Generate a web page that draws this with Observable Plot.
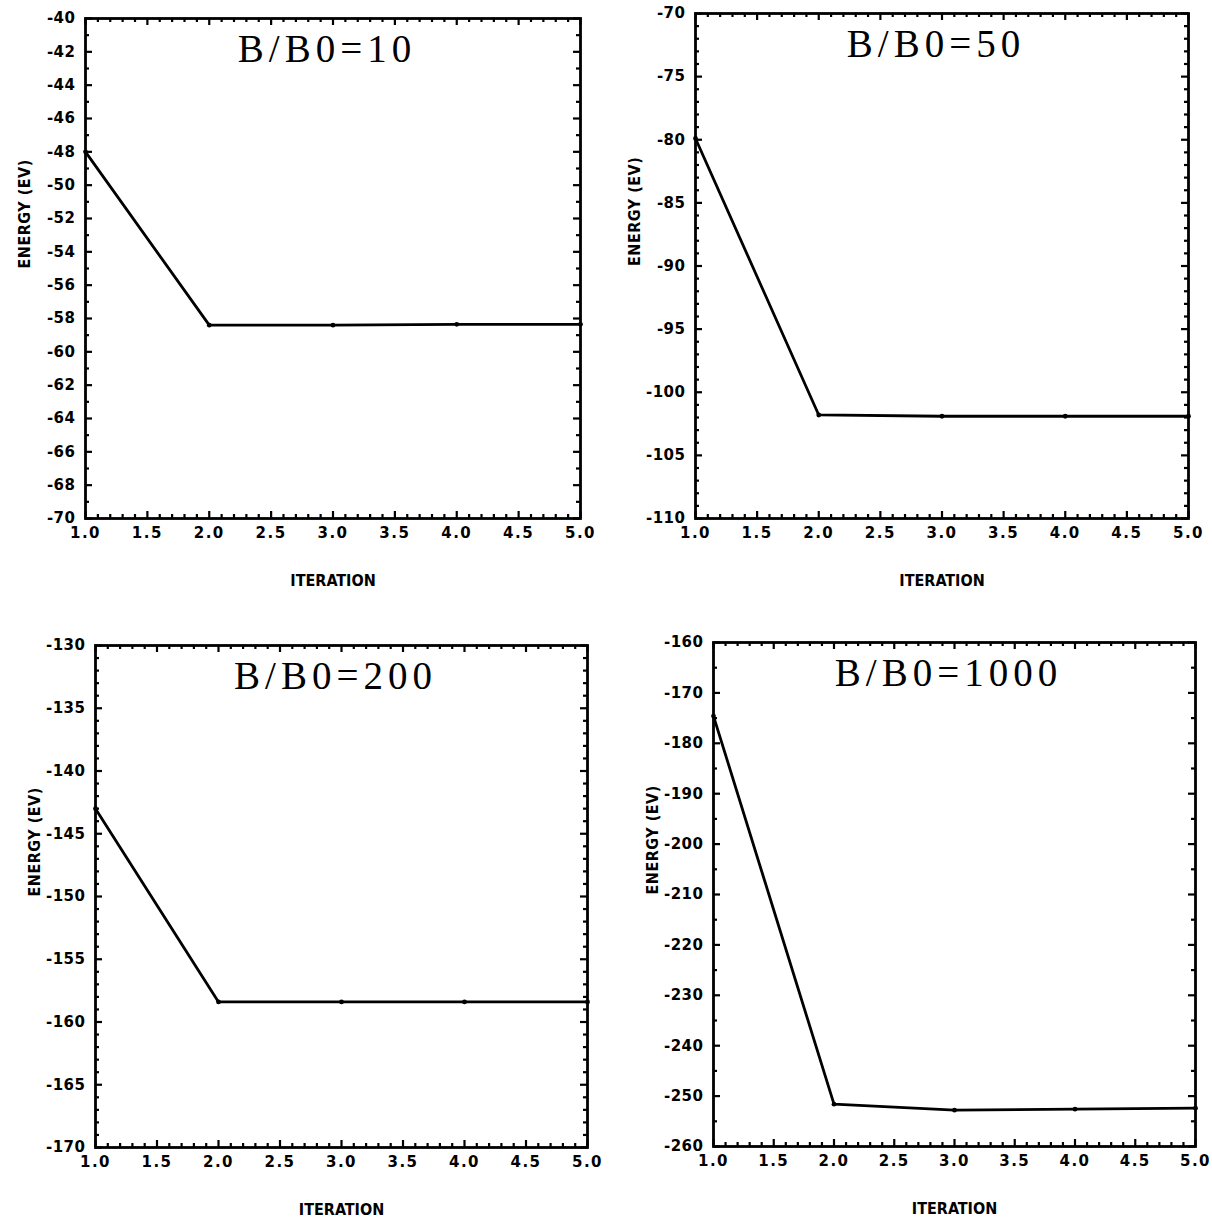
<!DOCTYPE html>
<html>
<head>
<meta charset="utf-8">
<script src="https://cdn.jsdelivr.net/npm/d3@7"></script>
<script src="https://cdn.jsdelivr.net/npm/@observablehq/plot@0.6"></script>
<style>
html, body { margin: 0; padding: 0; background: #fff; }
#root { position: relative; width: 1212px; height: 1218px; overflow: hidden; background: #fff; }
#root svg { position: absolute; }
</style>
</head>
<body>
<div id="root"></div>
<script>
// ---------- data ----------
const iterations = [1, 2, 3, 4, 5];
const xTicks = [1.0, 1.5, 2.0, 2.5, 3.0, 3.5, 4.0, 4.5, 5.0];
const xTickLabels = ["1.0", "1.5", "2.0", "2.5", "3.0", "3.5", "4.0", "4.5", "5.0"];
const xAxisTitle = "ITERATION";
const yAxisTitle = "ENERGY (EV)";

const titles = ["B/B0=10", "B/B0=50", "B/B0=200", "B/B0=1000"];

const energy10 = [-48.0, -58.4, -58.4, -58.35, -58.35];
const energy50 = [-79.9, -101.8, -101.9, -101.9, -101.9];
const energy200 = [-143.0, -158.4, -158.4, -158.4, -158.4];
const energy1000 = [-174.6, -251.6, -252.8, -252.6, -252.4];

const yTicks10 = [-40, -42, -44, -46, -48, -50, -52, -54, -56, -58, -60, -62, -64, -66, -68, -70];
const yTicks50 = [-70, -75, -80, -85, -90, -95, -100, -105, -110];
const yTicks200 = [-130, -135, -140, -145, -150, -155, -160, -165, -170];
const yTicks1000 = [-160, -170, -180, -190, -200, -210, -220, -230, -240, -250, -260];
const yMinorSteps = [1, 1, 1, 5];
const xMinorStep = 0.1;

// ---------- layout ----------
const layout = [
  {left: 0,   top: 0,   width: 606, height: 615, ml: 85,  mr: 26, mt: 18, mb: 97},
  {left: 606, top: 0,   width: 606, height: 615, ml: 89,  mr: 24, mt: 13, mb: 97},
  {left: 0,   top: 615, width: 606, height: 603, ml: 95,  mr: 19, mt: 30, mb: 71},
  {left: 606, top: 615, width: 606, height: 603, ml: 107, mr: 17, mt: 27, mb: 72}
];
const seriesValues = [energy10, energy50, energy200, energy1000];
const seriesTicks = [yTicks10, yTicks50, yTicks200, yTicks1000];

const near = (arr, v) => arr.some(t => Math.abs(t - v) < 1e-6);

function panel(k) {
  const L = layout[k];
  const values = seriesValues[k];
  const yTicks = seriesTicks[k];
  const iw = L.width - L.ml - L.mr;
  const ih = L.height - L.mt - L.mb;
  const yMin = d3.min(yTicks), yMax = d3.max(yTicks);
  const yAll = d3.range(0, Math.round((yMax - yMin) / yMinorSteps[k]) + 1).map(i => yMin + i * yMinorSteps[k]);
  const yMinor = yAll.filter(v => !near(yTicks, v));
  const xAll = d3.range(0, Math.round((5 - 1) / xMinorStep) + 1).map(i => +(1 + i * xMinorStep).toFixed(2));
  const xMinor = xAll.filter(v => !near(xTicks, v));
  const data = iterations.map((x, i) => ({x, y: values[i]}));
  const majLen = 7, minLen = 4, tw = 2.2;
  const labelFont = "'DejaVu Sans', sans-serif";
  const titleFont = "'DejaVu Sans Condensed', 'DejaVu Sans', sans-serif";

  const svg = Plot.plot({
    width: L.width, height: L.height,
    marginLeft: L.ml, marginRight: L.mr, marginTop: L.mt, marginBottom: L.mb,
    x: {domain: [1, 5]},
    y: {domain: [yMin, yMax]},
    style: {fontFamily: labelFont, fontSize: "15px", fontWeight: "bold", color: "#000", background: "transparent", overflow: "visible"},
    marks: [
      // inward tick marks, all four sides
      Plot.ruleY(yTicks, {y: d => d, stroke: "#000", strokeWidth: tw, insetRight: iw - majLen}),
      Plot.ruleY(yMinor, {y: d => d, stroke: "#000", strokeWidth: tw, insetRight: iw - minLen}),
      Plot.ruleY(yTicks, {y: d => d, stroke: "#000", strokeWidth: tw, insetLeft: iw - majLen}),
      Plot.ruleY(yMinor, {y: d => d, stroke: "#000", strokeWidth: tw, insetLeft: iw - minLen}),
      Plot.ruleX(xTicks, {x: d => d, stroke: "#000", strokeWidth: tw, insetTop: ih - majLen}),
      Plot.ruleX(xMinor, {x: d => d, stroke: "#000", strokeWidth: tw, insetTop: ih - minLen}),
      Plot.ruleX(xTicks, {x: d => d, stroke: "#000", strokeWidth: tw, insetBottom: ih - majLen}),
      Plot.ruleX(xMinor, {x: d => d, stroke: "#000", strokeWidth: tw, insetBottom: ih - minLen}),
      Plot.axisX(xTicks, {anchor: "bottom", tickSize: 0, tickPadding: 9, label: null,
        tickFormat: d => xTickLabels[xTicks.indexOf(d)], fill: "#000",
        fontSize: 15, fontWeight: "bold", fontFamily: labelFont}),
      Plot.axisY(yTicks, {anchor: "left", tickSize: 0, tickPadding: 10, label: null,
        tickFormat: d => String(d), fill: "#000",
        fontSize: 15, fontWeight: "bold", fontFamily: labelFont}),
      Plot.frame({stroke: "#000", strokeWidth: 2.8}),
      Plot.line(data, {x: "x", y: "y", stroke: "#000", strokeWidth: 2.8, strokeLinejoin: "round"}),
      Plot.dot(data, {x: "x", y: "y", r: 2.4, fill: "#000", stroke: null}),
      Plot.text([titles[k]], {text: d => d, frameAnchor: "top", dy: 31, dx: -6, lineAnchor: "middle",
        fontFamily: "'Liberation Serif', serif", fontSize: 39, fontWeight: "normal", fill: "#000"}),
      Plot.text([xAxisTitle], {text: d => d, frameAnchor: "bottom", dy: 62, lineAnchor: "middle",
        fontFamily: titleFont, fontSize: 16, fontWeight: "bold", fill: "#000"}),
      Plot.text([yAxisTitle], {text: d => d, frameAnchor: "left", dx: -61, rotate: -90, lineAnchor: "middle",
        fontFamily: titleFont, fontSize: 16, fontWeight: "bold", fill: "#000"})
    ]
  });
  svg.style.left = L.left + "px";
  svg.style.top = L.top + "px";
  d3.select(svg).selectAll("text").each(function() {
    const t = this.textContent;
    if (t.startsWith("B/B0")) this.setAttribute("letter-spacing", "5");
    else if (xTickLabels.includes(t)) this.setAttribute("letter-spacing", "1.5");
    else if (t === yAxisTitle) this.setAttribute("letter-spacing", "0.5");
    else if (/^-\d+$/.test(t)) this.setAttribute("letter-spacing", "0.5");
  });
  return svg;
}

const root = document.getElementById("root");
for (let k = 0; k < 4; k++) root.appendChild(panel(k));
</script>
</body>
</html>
__________
- _Written exercise_
Quote in full the listing given above; the images are to be left out.

- _Output of the task_
Generate a web page that draws this with Observable Plot.
<!DOCTYPE html>
<html>
<head>
<meta charset="utf-8">
<script src="https://cdn.jsdelivr.net/npm/d3@7"></script>
<script src="https://cdn.jsdelivr.net/npm/@observablehq/plot@0.6"></script>
<style>
html, body { margin: 0; padding: 0; background: #fff; }
#root { position: relative; width: 1212px; height: 1218px; overflow: hidden; background: #fff; }
#root svg { position: absolute; }
</style>
</head>
<body>
<div id="root"></div>
<script>
// ---------- data ----------
const iterations = [1, 2, 3, 4, 5];
const xTicks = [1.0, 1.5, 2.0, 2.5, 3.0, 3.5, 4.0, 4.5, 5.0];
const xTickLabels = ["1.0", "1.5", "2.0", "2.5", "3.0", "3.5", "4.0", "4.5", "5.0"];
const xAxisTitle = "ITERATION";
const yAxisTitle = "ENERGY (EV)";

const titles = ["B/B0=10", "B/B0=50", "B/B0=200", "B/B0=1000"];

const energy10 = [-48.0, -58.4, -58.4, -58.35, -58.35];
const energy50 = [-79.9, -101.8, -101.9, -101.9, -101.9];
const energy200 = [-143.0, -158.4, -158.4, -158.4, -158.4];
const energy1000 = [-174.6, -251.6, -252.8, -252.6, -252.4];

const yTicks10 = [-40, -42, -44, -46, -48, -50, -52, -54, -56, -58, -60, -62, -64, -66, -68, -70];
const yTicks50 = [-70, -75, -80, -85, -90, -95, -100, -105, -110];
const yTicks200 = [-130, -135, -140, -145, -150, -155, -160, -165, -170];
const yTicks1000 = [-160, -170, -180, -190, -200, -210, -220, -230, -240, -250, -260];
const yMinorSteps = [1, 1, 1, 5];
const xMinorStep = 0.1;

// ---------- layout ----------
const layout = [
  {left: 0,   top: 0,   width: 606, height: 615, ml: 85,  mr: 26, mt: 18, mb: 97},
  {left: 606, top: 0,   width: 606, height: 615, ml: 89,  mr: 24, mt: 13, mb: 97},
  {left: 0,   top: 615, width: 606, height: 603, ml: 95,  mr: 19, mt: 30, mb: 71},
  {left: 606, top: 615, width: 606, height: 603, ml: 107, mr: 17, mt: 27, mb: 72}
];
const seriesValues = [energy10, energy50, energy200, energy1000];
const seriesTicks = [yTicks10, yTicks50, yTicks200, yTicks1000];

const near = (arr, v) => arr.some(t => Math.abs(t - v) < 1e-6);

function panel(k) {
  const L = layout[k];
  const values = seriesValues[k];
  const yTicks = seriesTicks[k];
  const iw = L.width - L.ml - L.mr;
  const ih = L.height - L.mt - L.mb;
  const yMin = d3.min(yTicks), yMax = d3.max(yTicks);
  const yAll = d3.range(0, Math.round((yMax - yMin) / yMinorSteps[k]) + 1).map(i => yMin + i * yMinorSteps[k]);
  const yMinor = yAll.filter(v => !near(yTicks, v));
  const xAll = d3.range(0, Math.round((5 - 1) / xMinorStep) + 1).map(i => +(1 + i * xMinorStep).toFixed(2));
  const xMinor = xAll.filter(v => !near(xTicks, v));
  const data = iterations.map((x, i) => ({x, y: values[i]}));
  const majLen = 7, minLen = 4, tw = 2.2;
  const labelFont = "'DejaVu Sans', sans-serif";
  const titleFont = "'DejaVu Sans Condensed', 'DejaVu Sans', sans-serif";

  const svg = Plot.plot({
    width: L.width, height: L.height,
    marginLeft: L.ml, marginRight: L.mr, marginTop: L.mt, marginBottom: L.mb,
    x: {domain: [1, 5]},
    y: {domain: [yMin, yMax]},
    style: {fontFamily: labelFont, fontSize: "15px", fontWeight: "bold", color: "#000", background: "transparent", overflow: "visible"},
    marks: [
      // inward tick marks, all four sides
      Plot.ruleY(yTicks, {y: d => d, stroke: "#000", strokeWidth: tw, insetRight: iw - majLen}),
      Plot.ruleY(yMinor, {y: d => d, stroke: "#000", strokeWidth: tw, insetRight: iw - minLen}),
      Plot.ruleY(yTicks, {y: d => d, stroke: "#000", strokeWidth: tw, insetLeft: iw - majLen}),
      Plot.ruleY(yMinor, {y: d => d, stroke: "#000", strokeWidth: tw, insetLeft: iw - minLen}),
      Plot.ruleX(xTicks, {x: d => d, stroke: "#000", strokeWidth: tw, insetTop: ih - majLen}),
      Plot.ruleX(xMinor, {x: d => d, stroke: "#000", strokeWidth: tw, insetTop: ih - minLen}),
      Plot.ruleX(xTicks, {x: d => d, stroke: "#000", strokeWidth: tw, insetBottom: ih - majLen}),
      Plot.ruleX(xMinor, {x: d => d, stroke: "#000", strokeWidth: tw, insetBottom: ih - minLen}),
      Plot.axisX(xTicks, {anchor: "bottom", tickSize: 0, tickPadding: 9, label: null,
        tickFormat: d => xTickLabels[xTicks.indexOf(d)], fill: "#000",
        fontSize: 15, fontWeight: "bold", fontFamily: labelFont}),
      Plot.axisY(yTicks, {anchor: "left", tickSize: 0, tickPadding: 10, label: null,
        tickFormat: d => String(d), fill: "#000",
        fontSize: 15, fontWeight: "bold", fontFamily: labelFont}),
      Plot.frame({stroke: "#000", strokeWidth: 2.8}),
      Plot.line(data, {x: "x", y: "y", stroke: "#000", strokeWidth: 2.8, strokeLinejoin: "round"}),
      Plot.dot(data, {x: "x", y: "y", r: 2.4, fill: "#000", stroke: null}),
      Plot.text([titles[k]], {text: d => d, frameAnchor: "top", dy: 31, dx: -6, lineAnchor: "middle",
        fontFamily: "'Liberation Serif', serif", fontSize: 39, fontWeight: "normal", fill: "#000"}),
      Plot.text([xAxisTitle], {text: d => d, frameAnchor: "bottom", dy: 62, lineAnchor: "middle",
        fontFamily: titleFont, fontSize: 16, fontWeight: "bold", fill: "#000"}),
      Plot.text([yAxisTitle], {text: d => d, frameAnchor: "left", dx: -61, rotate: -90, lineAnchor: "middle",
        fontFamily: titleFont, fontSize: 16, fontWeight: "bold", fill: "#000"})
    ]
  });
  svg.style.left = L.left + "px";
  svg.style.top = L.top + "px";
  d3.select(svg).selectAll("text").each(function() {
    const t = this.textContent;
    if (t.startsWith("B/B0")) this.setAttribute("letter-spacing", "5");
    else if (xTickLabels.includes(t)) this.setAttribute("letter-spacing", "1.5");
    else if (t === yAxisTitle) this.setAttribute("letter-spacing", "0.5");
    else if (/^-\d+$/.test(t)) this.setAttribute("letter-spacing", "0.5");
  });
  return svg;
}

const root = document.getElementById("root");
for (let k = 0; k < 4; k++) root.appendChild(panel(k));
</script>
</body>
</html>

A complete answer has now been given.